[Python-ideas] PEP 505 (None coalescing operators) thoughts

Guido van Rossum guido at python.org
Mon Sep 28 21:53:43 CEST 2015


On Mon, Sep 28, 2015 at 12:43 PM, Carl Meyer <carl at oddbird.net> wrote:

> On 09/28/2015 12:38 PM, Guido van Rossum wrote:
> > On Mon, Sep 28, 2015 at 10:38 AM, Carl Meyer <carl at oddbird.net
>
> >     "Propagating" refers to the proposed behavior where use of ?. or ?[
> >     "propagates" through the following chain of operations. For example:
> >
> >         x = foo?.bar.spam.eggs
> >
> >     Where both `.spam` and `.eggs` would behave like `?.spam` and
> `?.eggs`
> >     (propagating None rather than raising AttributeError), simply
> because a
> >     `.?` had occurred earlier in the chain. So the above behaves
> differently
> >     from:
> >
> >         temp = foo?.bar
> >         x = temp.spam.eggs
> >
> >     Which raises questions about whether the propagation escapes
> >     parentheses, too:
> >
> >         x = (foo?.bar).spam.eggs
> >
> > Oh, I see. That's evil.
> >
> > The correct behavior here is that "foo?.bar.spam.eggs" should mean the
> > same as
> >
> >     (None if foo is None else foo.bar.spam.eggs)
> >
> > (Stop until you understand that is *not* the same as either of the
> > alternatives you describe.)
>
> I see that. The distinction is "short-circuit" vs "propagate."
> Short-circuit is definitely more comprehensible and palatable.
>

Right.


> [snip]
> > It should not escape parentheses.
>
> Good. I assume that the short-circuiting would follow the precedence
> order; that is, nothing with looser precedence than member and index
> access would be short-circuited. So, for example,
>
>     foo?.bar['baz'].spam
>
> would short-circuit the indexing and the final member access, translating
> to
>
>     foo.bar['baz'].spam if foo is not None else None
>
> but
>
>     foo?.bar or 'baz'
>
> would mean
>
>     (foo.bar if foo is not None else None) or 'baz'
>
> and would never evaluate to None. Similarly for any operator that binds
> less tightly than member/index access (which is basically all Python
> operators).
>

Correct. The scope of ? would be all following .foo, .[stuff], or .(args)
-- but stopping at any other operator (including parens).
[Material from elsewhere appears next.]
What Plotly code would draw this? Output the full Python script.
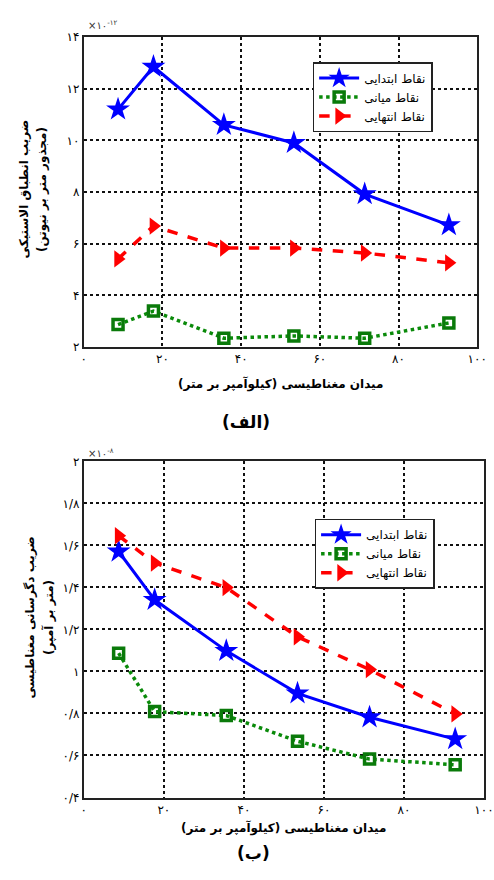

> AFAICS, under your proposed semantics what I said above is still true, that
>
>     x = foo?.bar.baz
>
> would necessarily have a different meaning than
>
>     temp = foo?.bar
>     x = temp.baz
>
> Or put differently, that whereas these two are trivially equivalent (the
> definition of left-to-right binding within a precedence class):
>
>     foo.bar.baz
>     (foo.bar).baz
>
> these two are not equivalent:
>
>    foo?.bar.baz
>    (foo?.bar).baz
>

Right.


> I'm having trouble coming up with a parallel example where the existing
> short-circuit operators break "extractibility" of a sub-expression like
> that.
>

Why is that an interesting property?


> I guess this is because the proposed short-circuiting still "breaks out
> of the precedence order" in a way that the existing short-circuiting
> operators don't. Both member access and indexing are within the same
> left-to-right binding precedence class, but the new operators would have
> a short-circuit effect that swallows operations beyond where normal
> left-to-right binding would suggest their effect should reach.
>
> Are there existing examples of behavior like this in Python that I'm
> missing?


I don't know, but I think you shouldn't worry about this.